Comedy is, or was, a brutal subculture (the book The Comedians recounts numerous unsettling incidents such as Frank Sinatra having people beaten for performing in the wrong musicians-and-comics club). I have no more illusions about that than I do about the history of the British Empire being pristine. But don’t add insult to injury by, well, subtracting all the clever insults that were created in the process. That’s the general public’s consolation prize in all this. Comedy shouldn’t be cowardice, whether cowardice means having to recycle all the safest old material or having to grovel before the woke.

There’s no reason to believe the people who are keen to censor these days even care about the art forms that fall prey to their wrath. It’s not as if they’re trying to improve the art forms, merely cull that which offends them in any medium, aesthetic consequences be damned.

At least we have thus far been looking at private censorship drives. Let government agencies start weighing in on these matters and instead of some centralized super-tasteful super-brain, you’re as liable to end up with something like the “sense of humor” of the Bureau of Alcohol, Tobacco, and Firearms, which recently urged people to rat on their law-violating exes in honor of Valentine’s Day. Creepy. The ATF also polices bawdy beer label designs forinappropriate imagery. But they killed dozens of people, including children, in Texas back in 1993. That gives you some idea how the government prioritizes. They’re not going to bring nuance to the arts, and neither are most private-sector grievance committees.

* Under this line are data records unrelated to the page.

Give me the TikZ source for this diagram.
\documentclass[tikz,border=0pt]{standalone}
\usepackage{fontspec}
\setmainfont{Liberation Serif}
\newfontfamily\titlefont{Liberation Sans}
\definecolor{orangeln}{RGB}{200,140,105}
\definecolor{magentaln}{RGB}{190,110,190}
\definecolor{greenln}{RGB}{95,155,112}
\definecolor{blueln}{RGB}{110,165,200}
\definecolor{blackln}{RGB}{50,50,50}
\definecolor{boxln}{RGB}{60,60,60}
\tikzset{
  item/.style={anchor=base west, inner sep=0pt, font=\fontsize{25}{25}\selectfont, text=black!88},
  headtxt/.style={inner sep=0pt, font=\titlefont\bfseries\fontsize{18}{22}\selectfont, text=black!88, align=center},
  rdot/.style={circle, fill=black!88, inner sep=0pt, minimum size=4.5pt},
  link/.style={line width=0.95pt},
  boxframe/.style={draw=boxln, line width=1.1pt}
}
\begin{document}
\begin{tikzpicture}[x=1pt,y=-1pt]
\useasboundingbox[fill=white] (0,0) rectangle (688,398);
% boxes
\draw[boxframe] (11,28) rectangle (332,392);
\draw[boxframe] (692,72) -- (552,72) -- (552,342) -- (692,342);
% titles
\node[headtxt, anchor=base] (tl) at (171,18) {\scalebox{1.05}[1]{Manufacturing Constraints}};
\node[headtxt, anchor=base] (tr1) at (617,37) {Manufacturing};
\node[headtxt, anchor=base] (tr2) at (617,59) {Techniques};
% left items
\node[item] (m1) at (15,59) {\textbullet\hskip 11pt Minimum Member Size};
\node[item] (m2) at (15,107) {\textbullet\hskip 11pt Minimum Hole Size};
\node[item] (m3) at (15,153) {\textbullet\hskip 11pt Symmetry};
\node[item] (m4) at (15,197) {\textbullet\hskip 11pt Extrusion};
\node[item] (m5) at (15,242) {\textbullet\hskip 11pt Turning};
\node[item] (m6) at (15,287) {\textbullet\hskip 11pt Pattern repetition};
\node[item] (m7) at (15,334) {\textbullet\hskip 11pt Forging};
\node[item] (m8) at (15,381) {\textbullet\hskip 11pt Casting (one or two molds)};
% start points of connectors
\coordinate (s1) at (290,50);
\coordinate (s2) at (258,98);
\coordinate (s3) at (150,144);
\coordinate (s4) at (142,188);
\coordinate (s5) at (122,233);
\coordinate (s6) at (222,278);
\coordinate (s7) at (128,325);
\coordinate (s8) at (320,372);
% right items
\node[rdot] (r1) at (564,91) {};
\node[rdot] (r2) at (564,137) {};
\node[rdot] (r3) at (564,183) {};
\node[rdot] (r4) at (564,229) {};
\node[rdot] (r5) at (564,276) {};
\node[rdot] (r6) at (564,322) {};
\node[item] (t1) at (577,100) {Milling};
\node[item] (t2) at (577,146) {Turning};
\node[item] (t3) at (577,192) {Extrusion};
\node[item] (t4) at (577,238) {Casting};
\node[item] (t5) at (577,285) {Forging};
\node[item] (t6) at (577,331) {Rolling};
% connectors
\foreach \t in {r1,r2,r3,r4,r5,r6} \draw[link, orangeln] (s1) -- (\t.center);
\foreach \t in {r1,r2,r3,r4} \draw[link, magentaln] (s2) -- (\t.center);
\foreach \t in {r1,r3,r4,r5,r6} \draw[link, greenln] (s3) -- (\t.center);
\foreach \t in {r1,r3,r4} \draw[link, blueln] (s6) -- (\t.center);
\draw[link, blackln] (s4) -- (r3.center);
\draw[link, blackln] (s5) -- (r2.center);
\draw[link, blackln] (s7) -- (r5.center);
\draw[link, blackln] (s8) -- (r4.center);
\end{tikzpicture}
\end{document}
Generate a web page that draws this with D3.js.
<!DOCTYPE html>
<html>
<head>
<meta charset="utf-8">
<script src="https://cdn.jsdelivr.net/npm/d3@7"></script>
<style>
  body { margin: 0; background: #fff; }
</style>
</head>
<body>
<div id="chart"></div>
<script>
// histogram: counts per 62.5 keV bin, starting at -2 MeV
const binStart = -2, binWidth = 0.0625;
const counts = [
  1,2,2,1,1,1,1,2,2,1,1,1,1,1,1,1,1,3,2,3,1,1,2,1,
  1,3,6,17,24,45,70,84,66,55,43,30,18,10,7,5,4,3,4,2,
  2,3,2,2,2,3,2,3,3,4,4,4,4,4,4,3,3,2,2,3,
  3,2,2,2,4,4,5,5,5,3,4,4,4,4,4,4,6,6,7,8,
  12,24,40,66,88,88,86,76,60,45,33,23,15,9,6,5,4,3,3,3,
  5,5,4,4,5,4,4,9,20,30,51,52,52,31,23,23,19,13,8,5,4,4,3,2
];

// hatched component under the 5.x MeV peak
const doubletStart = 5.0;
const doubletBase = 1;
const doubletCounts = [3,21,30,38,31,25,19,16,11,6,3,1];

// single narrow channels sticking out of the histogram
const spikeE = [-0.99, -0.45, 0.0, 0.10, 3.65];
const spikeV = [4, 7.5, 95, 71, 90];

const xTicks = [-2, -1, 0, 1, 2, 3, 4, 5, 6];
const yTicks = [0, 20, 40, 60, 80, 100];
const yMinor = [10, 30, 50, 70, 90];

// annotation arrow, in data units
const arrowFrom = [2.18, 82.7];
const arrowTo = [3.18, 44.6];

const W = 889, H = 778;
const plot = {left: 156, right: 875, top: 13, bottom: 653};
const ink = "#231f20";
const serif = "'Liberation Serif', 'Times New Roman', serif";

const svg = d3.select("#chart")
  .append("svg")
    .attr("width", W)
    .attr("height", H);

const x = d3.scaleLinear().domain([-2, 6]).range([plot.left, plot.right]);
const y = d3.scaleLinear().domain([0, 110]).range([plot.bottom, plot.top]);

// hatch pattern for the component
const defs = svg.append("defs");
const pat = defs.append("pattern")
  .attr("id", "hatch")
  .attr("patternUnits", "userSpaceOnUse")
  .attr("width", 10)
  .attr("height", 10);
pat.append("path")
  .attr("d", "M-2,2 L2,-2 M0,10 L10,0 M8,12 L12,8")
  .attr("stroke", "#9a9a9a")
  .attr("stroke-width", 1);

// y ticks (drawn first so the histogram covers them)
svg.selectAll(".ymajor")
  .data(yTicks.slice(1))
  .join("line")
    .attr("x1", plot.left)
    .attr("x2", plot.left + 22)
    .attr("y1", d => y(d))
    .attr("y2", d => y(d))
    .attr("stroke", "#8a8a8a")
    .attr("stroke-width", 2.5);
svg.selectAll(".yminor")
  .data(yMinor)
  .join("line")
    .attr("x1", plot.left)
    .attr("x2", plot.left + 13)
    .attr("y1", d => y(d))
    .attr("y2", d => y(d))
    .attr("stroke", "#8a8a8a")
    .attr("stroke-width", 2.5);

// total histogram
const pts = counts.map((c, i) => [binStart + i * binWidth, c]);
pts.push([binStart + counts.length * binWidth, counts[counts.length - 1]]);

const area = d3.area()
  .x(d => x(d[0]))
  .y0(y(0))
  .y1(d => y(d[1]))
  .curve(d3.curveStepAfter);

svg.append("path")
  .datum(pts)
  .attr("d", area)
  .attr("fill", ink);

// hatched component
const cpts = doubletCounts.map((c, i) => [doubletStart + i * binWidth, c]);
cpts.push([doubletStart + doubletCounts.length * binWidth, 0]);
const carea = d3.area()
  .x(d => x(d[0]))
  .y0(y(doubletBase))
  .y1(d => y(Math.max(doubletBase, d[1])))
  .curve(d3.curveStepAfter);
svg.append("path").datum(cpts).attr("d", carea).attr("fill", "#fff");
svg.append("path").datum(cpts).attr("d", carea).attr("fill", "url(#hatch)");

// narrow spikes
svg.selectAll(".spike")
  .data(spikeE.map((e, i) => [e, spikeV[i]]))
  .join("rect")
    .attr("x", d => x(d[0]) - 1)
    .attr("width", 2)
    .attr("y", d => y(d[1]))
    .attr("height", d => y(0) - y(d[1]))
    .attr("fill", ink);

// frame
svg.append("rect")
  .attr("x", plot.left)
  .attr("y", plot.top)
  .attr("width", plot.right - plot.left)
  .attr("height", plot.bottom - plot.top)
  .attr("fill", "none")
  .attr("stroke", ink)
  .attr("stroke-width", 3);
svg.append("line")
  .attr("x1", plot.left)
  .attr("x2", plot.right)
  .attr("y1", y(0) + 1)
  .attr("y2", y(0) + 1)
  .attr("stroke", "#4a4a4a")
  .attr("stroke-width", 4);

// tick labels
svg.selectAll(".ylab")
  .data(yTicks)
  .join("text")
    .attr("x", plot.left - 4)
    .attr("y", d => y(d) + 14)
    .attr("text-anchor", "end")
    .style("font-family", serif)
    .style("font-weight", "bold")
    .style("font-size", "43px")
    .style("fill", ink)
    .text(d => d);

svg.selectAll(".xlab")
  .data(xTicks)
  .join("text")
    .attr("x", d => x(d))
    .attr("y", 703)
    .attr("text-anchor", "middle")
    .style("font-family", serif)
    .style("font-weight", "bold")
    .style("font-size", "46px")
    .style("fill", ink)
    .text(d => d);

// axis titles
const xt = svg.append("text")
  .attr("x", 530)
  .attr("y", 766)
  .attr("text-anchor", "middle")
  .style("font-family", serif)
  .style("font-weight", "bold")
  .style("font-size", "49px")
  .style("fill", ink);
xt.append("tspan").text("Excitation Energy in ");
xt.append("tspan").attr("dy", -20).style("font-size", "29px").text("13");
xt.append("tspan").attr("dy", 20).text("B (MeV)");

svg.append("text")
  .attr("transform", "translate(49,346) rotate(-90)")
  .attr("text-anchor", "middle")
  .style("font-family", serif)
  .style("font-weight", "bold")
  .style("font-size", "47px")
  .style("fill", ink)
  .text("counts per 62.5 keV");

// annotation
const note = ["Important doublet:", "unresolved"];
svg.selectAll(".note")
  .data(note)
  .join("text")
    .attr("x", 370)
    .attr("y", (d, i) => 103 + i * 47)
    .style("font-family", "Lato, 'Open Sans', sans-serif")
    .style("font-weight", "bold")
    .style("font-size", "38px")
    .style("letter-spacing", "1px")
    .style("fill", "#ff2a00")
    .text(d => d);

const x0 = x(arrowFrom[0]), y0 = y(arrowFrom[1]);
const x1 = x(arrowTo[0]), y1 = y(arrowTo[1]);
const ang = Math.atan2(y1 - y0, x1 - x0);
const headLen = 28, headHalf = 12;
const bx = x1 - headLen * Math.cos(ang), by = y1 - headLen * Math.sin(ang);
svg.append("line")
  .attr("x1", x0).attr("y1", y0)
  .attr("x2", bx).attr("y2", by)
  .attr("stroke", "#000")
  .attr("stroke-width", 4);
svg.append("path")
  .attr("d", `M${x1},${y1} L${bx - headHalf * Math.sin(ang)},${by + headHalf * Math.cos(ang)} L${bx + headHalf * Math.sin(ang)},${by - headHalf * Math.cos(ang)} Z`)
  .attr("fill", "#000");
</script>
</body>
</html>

And while many people likely read this column and think I’m being oversensitive or paranoid, back in Washington, DC, the State Department really accumulates a Disinfo Index that goes out to a vast list of potential advertisers, warning them away from associating with sites that might carry information hostile to the government, including not just some tiny set of terrorist hubs but, for example, the site of the libertarian magazine Reason. If there’s one most dangerous, most toxic, most violent, most offensive idea loose in our culture, I’d say it’s the impulse to censor.